Ele tinha saído para catar material reciclável e, quando voltou à praça onde vive, no bairro Praia de Belas, viu sua casinha sendo engolida por um caminhão do DMLU: o compactador de lixo esmagava tábua por tábua.
Do nono andar do Tribunal de Justiça – o prédio fica na frente –, a servidora Letícia Chaise, 35 anos, contava 12 guardas armados acompanhando a operação. Outras dezenas de pessoas também presenciaram, na manhã do último dia 19, a desolação do morador de rua Loreni Alves da Silva, o Índio, 47 anos:
– Por que não me esperaram? Se tivessem me avisado antes, eu levava a casa para outro lugar ou pelo menos pegava meus documentos.

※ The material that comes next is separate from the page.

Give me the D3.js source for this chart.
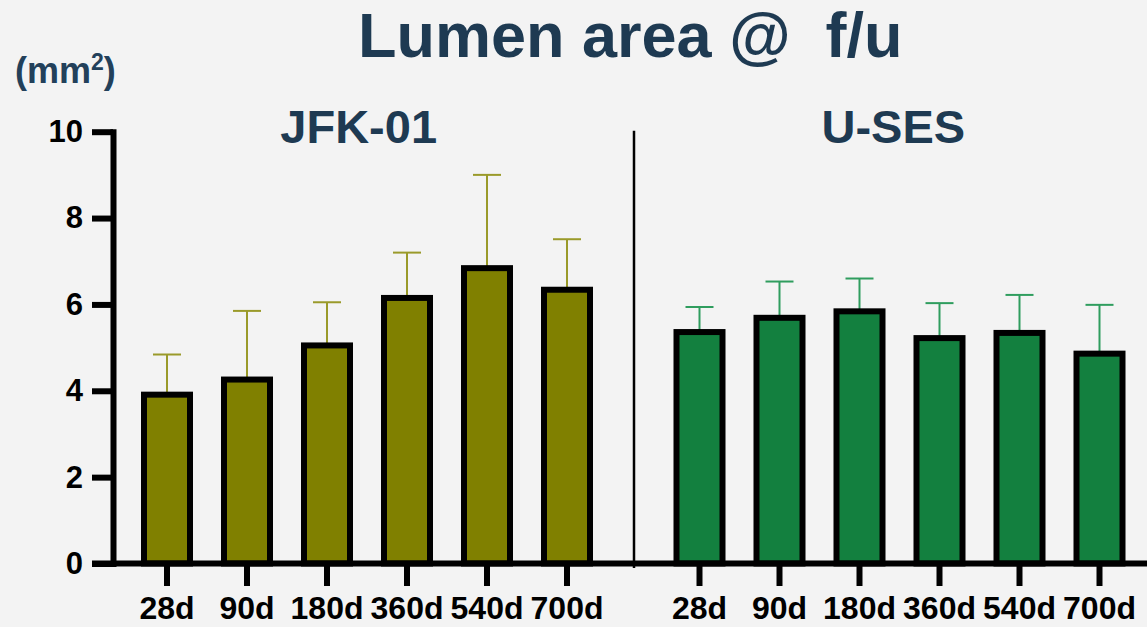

Ele afirma ter perdido CPF, título de eleitor, certidão de nascimento, cartão do SUS e exames médicos – estava tudo dentro de uma pastinha branca, que ele chegou a ver entrando no compactador.
– Pedi para desligarem o motor, mas ninguém me ouvia – relembra Índio, que tem atendimento marcado para os próximos dias no Posto Santa Marta, mas não consegue lembrar a data e o horário da consulta, que estavam anotados em um papel dentro da pasta.
Órfão de pai e mãe desde os cinco anos de idade, ele já havia aparecido na coluna um ano atrás: estava faceiro porque o artista Celopax, um dos grafiteiros mais prestigiados do Estado, tinha se encantado com sua casinha e colorido as quatro paredes. O pequeno lar construído pelo próprio Índio, na Praça Isabel, a Católica, tinha cama, uma cozinha e um par de armários distribuídos em menos de dois metros quadrados.
Servidor do Tribunal de Justiça, Fernando Henrique de Abreu Amaral, 27 anos, foi testemunha da demolição:
– Aquele senhor chegou tremendo, apavorado. Desmoronaram a casinha sem que ele pudesse pegar quase nada.
Roupas, calçados, cobertas e mobília teriam ido para o lixo. Daniel Fedrizzi, 43 anos, que também trabalha no tribunal, lembra de homens do DMLU depositando no caminhão o que restou da construção enquanto cinco viaturas da Guarda Municipal davam cobertura com sinal luminoso.
Procurada pela coluna, a Secretaria Municipal de Serviços Urbanos, que responde pelo DMLU, informou que “apenas faz o recolhimento” dos resíduos e que o correto seria buscar explicações da Guarda Municipal. A Secretaria Municipal da Segurança afirmou que a Guarda só faz a proteção dos funcionários – a responsável seria a Secretaria Municipal do Meio Ambiente, que, por sua vez, recomendou que procurássemos a Fasc. A Fasc garantiu que, neste caso, não foi acionada para acompanhar a ação.
Na semana passada, depois do episódio, Índio ganhou uma barraca, edredons e travesseiros de servidores do TJ. Alguém, pelo menos, teve um pingo de compaixão.
O que diz a prefeitura
Após a publicação da coluna, em contato com a RBS TV, a prefeitura encaminhou a seguinte nota:
"A Prefeitura, através do Serviço de Abordagem Social da FASC, já acompanha há bastante tempo o casal que estava instalado na Praça Isabel, em frente ao Tribunal de Justiça. O homem, conhecido como Índio, tem problemas de saúde mental e é atendido pelo Consultório de Rua. A determinação para que o DMLU recolhesse o casebre de madeira onde o casal estava vivendo respeita um regramento que impede este tipo de construção em espaços públicos.
Além disto, por duas ocasiões, as equipes da FASC ofereceram os serviços da Rede para o casal. No dia 19/08, após a ação, já que eles retornaram à praça. No entanto, não foi recebida, e nem aceitaram conversar. Em 21/08, houve nova tentativa de aproximação, desta vez, a mulher foi mais receptiva. As Equipes continuarão acompanhando e oferecendo os serviços da Rede, buscando o convencimento para tratamento e adesão.
As Equipes de Abordagem realizam o encaminhamento e o acompanhamento dos indivíduos e famílias até os serviços como Albergues, Abrigos e Centros Pop. Em alguns casos é ofertado o Auxílio Moradia, oficinas e capacitação para retorno ao trabalho."